## To be done
Note each line of the listing that contains the string "this", and copy it.

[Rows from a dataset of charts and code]
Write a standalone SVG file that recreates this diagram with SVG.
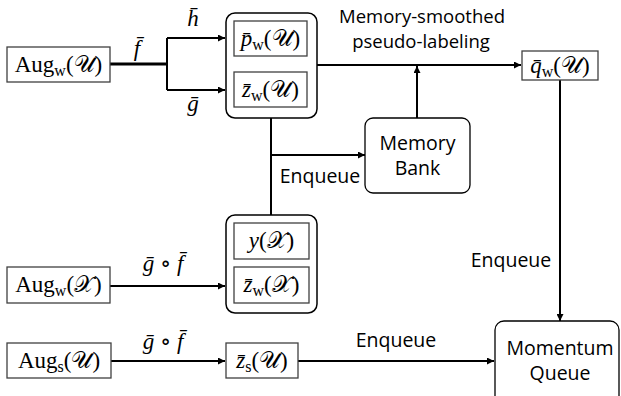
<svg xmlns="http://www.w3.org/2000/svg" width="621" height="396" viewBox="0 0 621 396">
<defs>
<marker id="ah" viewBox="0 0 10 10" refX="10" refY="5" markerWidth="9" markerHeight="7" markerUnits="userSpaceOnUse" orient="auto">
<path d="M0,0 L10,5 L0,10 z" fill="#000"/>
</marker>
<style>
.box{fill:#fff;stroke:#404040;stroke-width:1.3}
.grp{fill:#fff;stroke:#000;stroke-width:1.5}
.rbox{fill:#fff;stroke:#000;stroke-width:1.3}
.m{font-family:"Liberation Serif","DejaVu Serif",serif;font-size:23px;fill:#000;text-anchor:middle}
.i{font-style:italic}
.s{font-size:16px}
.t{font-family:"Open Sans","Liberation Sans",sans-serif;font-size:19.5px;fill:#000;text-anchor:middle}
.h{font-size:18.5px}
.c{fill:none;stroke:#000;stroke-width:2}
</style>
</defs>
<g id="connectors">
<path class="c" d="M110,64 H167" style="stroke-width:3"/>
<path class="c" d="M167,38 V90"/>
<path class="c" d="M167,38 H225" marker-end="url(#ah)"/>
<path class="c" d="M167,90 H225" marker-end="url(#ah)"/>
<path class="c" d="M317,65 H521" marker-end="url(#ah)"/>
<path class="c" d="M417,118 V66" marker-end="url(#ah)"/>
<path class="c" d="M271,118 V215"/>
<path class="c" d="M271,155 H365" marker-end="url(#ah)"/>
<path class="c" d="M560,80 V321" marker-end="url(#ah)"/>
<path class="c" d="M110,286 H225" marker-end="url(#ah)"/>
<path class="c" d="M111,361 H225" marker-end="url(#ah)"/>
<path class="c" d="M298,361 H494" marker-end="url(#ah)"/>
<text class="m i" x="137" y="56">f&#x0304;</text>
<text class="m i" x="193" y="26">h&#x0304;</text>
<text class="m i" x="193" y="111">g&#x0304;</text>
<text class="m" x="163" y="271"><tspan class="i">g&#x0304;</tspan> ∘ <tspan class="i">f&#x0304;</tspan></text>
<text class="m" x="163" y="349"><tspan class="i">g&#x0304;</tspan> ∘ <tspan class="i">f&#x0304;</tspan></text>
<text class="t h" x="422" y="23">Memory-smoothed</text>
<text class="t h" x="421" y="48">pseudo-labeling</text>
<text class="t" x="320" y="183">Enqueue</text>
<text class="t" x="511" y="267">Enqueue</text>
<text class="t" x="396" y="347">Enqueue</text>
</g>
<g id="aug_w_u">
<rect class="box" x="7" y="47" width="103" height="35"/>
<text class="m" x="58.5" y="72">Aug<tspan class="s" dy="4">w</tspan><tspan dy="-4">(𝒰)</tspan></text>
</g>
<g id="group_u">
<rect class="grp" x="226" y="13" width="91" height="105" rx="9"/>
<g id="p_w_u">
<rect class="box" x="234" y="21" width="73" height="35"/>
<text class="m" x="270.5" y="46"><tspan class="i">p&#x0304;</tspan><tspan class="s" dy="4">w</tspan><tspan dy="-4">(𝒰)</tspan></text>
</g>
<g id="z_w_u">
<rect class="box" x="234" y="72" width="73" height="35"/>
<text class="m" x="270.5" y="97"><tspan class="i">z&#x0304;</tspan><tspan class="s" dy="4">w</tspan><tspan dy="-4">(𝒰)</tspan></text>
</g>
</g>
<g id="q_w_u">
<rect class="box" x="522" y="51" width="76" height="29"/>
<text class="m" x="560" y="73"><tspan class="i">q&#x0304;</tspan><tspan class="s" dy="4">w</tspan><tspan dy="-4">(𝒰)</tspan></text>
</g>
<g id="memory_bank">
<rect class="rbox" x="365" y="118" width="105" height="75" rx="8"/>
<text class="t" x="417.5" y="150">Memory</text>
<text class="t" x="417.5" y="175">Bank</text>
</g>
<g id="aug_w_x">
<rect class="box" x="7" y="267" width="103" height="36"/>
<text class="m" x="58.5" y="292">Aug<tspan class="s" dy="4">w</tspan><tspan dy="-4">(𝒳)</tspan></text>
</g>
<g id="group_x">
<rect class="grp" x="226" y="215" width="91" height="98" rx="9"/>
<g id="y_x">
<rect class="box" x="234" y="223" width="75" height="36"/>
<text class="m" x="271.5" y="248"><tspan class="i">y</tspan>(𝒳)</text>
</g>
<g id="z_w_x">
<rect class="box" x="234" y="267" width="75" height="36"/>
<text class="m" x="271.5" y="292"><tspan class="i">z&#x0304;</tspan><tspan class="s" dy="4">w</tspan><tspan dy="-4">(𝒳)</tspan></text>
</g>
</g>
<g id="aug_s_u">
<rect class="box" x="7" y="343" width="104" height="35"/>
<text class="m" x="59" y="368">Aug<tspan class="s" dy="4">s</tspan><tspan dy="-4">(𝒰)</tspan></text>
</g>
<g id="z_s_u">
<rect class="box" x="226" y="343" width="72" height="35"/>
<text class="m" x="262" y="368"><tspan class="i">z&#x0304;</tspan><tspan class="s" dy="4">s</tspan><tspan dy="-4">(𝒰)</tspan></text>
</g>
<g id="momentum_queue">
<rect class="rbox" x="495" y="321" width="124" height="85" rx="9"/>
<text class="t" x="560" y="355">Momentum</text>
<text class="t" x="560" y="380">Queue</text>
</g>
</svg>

...

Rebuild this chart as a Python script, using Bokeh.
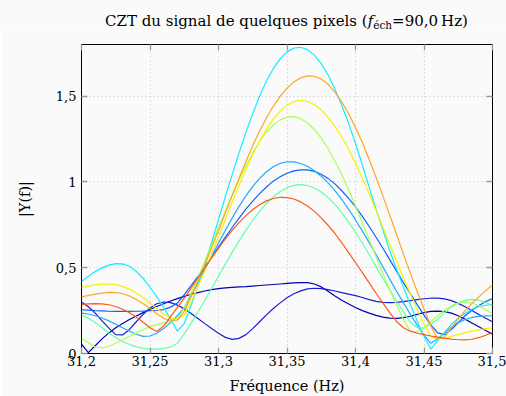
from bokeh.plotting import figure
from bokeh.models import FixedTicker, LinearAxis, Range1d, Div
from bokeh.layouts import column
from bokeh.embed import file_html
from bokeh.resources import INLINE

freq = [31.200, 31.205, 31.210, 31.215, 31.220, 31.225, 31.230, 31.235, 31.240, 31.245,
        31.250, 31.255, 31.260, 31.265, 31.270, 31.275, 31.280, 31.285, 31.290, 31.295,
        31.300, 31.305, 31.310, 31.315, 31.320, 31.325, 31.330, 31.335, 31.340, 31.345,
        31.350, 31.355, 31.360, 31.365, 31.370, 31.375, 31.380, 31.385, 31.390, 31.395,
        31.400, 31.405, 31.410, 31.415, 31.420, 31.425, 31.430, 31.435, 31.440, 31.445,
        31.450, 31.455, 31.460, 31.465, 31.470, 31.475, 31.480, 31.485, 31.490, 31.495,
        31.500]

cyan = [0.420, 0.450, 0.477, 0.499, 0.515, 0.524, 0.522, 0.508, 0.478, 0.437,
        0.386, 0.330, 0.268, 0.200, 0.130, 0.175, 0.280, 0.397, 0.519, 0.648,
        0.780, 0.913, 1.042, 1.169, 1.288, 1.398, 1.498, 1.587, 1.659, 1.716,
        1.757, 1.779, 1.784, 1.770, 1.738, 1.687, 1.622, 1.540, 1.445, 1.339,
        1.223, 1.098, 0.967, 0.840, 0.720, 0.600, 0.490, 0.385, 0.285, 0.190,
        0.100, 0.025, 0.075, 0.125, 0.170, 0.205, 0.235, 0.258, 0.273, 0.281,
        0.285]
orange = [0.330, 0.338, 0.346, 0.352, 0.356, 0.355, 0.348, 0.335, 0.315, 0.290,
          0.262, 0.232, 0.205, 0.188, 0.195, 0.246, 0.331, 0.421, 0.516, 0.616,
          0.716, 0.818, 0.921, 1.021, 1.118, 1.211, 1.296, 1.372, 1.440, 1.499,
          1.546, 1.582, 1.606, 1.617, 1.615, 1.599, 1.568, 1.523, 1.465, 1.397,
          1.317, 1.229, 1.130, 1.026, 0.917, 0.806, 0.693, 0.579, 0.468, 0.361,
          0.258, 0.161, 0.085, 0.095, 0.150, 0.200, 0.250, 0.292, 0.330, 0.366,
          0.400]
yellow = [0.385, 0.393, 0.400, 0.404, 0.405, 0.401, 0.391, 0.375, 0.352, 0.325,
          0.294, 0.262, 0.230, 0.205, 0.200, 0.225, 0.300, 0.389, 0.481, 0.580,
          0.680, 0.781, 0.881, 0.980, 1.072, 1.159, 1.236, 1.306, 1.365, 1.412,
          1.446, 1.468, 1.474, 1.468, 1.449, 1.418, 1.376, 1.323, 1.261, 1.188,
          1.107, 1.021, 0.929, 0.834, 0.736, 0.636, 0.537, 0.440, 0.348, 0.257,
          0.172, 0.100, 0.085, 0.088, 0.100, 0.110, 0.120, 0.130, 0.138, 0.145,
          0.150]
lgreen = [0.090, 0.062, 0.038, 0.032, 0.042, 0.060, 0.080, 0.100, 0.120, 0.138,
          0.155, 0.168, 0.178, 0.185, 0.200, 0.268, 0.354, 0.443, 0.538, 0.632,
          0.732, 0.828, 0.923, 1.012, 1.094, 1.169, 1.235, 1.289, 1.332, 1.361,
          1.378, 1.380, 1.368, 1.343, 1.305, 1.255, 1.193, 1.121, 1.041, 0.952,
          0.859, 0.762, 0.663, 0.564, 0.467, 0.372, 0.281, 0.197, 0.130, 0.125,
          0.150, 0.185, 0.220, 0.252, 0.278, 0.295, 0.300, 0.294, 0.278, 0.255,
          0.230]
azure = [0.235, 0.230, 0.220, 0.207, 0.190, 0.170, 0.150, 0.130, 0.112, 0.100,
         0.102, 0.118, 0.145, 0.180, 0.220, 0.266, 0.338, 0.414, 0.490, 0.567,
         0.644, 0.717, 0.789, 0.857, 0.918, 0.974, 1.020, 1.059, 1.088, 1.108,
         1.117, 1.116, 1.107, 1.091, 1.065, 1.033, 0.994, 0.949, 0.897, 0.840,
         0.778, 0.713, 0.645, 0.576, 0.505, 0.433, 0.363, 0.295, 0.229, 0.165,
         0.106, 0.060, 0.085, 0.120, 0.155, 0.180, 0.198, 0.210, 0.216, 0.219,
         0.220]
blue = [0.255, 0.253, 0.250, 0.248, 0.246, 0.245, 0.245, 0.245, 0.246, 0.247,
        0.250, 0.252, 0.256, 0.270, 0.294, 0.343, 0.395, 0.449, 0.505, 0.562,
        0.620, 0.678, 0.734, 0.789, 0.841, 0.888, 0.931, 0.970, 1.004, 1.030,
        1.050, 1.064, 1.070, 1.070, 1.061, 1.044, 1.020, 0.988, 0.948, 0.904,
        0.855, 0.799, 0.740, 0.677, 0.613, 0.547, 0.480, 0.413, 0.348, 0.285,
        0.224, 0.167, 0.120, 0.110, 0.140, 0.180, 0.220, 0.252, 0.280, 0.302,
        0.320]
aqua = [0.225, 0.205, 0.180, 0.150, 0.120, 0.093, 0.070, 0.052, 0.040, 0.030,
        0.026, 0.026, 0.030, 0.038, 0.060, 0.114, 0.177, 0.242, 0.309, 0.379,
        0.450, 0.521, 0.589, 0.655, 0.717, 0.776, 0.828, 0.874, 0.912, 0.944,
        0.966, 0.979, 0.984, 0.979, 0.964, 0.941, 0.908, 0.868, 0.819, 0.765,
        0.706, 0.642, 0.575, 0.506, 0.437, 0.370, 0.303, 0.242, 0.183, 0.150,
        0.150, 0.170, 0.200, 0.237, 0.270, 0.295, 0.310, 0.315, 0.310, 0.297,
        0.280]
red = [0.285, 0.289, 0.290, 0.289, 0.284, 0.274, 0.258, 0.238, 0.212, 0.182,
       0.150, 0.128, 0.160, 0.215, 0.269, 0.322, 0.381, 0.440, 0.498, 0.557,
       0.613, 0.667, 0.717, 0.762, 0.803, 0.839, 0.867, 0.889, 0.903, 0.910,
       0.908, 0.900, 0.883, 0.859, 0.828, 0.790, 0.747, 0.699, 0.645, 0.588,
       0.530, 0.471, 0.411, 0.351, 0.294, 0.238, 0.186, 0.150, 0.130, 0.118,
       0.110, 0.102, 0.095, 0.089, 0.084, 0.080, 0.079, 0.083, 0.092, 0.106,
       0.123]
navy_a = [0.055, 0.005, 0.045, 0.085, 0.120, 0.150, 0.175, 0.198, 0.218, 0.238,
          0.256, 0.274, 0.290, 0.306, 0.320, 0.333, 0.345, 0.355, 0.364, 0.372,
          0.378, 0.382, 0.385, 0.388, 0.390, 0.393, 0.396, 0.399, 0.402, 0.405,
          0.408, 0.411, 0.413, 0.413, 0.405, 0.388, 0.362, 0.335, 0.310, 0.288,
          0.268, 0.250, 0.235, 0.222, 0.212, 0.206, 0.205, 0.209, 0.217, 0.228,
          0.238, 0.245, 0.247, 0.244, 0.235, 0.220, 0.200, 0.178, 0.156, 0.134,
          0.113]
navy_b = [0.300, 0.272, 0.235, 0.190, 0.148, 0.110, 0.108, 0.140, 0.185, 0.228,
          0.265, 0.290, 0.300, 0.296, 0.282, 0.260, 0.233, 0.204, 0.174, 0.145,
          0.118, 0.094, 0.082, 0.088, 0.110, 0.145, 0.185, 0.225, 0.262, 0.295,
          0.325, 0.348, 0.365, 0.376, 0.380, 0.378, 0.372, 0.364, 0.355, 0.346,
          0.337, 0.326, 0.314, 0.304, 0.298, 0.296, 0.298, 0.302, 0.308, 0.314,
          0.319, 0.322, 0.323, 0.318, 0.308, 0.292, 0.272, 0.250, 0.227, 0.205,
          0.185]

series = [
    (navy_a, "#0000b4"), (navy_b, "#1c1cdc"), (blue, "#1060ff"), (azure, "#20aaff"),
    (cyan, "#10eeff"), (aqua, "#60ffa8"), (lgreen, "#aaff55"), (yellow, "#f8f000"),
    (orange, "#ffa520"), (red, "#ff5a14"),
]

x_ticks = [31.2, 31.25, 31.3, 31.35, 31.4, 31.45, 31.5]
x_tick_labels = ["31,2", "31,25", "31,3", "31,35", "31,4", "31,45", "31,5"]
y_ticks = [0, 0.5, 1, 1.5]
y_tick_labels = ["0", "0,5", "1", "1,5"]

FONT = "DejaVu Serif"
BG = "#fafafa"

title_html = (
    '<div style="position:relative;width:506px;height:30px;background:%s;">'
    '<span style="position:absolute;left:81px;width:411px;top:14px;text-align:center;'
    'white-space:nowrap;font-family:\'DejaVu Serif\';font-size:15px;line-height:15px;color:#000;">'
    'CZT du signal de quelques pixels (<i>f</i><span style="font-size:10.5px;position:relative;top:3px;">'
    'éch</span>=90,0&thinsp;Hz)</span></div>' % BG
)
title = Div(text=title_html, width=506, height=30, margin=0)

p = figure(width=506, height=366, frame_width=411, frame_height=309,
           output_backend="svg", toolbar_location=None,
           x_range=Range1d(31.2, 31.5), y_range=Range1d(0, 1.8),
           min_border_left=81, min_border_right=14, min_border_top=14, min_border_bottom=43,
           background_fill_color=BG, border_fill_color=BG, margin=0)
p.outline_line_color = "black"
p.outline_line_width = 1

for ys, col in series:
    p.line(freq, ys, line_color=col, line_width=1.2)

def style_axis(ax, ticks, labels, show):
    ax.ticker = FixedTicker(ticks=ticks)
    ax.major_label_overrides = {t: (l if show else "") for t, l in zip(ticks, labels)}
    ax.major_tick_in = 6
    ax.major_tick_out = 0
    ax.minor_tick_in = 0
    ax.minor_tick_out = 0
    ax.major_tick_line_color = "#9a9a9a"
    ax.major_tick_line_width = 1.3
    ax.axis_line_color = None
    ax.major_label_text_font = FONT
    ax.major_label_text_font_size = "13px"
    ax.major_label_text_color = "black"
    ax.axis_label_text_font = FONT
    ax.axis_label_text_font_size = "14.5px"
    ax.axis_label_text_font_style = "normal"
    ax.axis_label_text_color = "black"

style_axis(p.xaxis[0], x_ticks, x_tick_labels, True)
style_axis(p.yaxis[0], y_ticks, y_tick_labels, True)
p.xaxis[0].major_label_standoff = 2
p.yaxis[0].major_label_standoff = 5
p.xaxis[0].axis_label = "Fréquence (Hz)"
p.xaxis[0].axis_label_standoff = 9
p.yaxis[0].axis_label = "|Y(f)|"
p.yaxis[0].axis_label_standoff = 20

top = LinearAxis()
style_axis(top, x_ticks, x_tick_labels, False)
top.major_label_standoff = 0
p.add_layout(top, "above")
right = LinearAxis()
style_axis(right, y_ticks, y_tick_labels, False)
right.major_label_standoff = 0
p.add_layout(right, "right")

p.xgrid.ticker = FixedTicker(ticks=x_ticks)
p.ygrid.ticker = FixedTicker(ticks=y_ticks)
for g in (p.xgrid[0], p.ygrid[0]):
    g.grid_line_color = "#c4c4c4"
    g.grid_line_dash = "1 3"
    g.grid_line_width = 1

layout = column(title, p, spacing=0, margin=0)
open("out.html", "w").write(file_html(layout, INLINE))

---

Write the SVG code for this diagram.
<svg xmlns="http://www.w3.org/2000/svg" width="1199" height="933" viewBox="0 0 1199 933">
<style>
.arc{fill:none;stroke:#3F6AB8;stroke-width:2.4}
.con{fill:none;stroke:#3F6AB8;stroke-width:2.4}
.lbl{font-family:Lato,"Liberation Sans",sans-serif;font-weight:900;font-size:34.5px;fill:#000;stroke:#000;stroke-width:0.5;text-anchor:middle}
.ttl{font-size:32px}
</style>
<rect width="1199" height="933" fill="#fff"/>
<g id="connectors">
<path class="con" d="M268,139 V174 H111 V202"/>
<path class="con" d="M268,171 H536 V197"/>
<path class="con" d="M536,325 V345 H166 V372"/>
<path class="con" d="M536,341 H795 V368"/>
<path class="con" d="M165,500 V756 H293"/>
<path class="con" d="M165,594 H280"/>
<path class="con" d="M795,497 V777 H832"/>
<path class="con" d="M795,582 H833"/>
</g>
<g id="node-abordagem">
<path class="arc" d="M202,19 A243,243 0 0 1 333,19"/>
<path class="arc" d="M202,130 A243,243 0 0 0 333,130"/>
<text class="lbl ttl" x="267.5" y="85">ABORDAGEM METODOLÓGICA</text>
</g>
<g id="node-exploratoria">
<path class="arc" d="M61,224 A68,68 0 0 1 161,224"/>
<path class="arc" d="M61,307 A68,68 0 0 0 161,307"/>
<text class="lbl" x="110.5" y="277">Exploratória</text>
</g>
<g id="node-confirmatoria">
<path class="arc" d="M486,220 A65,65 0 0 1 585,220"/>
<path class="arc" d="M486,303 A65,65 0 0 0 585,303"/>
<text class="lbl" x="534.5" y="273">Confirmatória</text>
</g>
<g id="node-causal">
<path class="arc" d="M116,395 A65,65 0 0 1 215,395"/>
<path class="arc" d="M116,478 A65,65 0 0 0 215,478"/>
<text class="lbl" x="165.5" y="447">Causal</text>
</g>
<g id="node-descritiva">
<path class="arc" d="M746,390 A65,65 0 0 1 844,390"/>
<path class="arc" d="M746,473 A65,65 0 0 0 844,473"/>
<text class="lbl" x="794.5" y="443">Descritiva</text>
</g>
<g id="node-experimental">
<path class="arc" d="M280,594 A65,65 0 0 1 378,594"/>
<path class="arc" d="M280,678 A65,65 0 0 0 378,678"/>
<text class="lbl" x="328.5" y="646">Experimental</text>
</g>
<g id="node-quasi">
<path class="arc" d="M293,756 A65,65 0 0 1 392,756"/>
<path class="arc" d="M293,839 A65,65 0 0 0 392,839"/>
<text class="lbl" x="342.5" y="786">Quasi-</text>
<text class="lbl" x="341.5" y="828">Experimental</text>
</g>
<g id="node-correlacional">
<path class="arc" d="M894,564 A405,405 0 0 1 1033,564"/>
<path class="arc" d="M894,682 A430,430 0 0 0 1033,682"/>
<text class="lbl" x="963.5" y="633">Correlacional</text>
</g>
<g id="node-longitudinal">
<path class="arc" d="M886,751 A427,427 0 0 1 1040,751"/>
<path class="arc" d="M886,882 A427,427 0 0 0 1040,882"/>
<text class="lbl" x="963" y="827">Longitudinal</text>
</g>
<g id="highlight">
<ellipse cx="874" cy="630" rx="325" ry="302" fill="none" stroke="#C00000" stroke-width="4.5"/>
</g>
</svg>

## Exercise result
Write a standalone SVG file that recreates this diagram with SVG.
Rebuild this chart as a Python script, using Bokeh.
Write the SVG code for this diagram.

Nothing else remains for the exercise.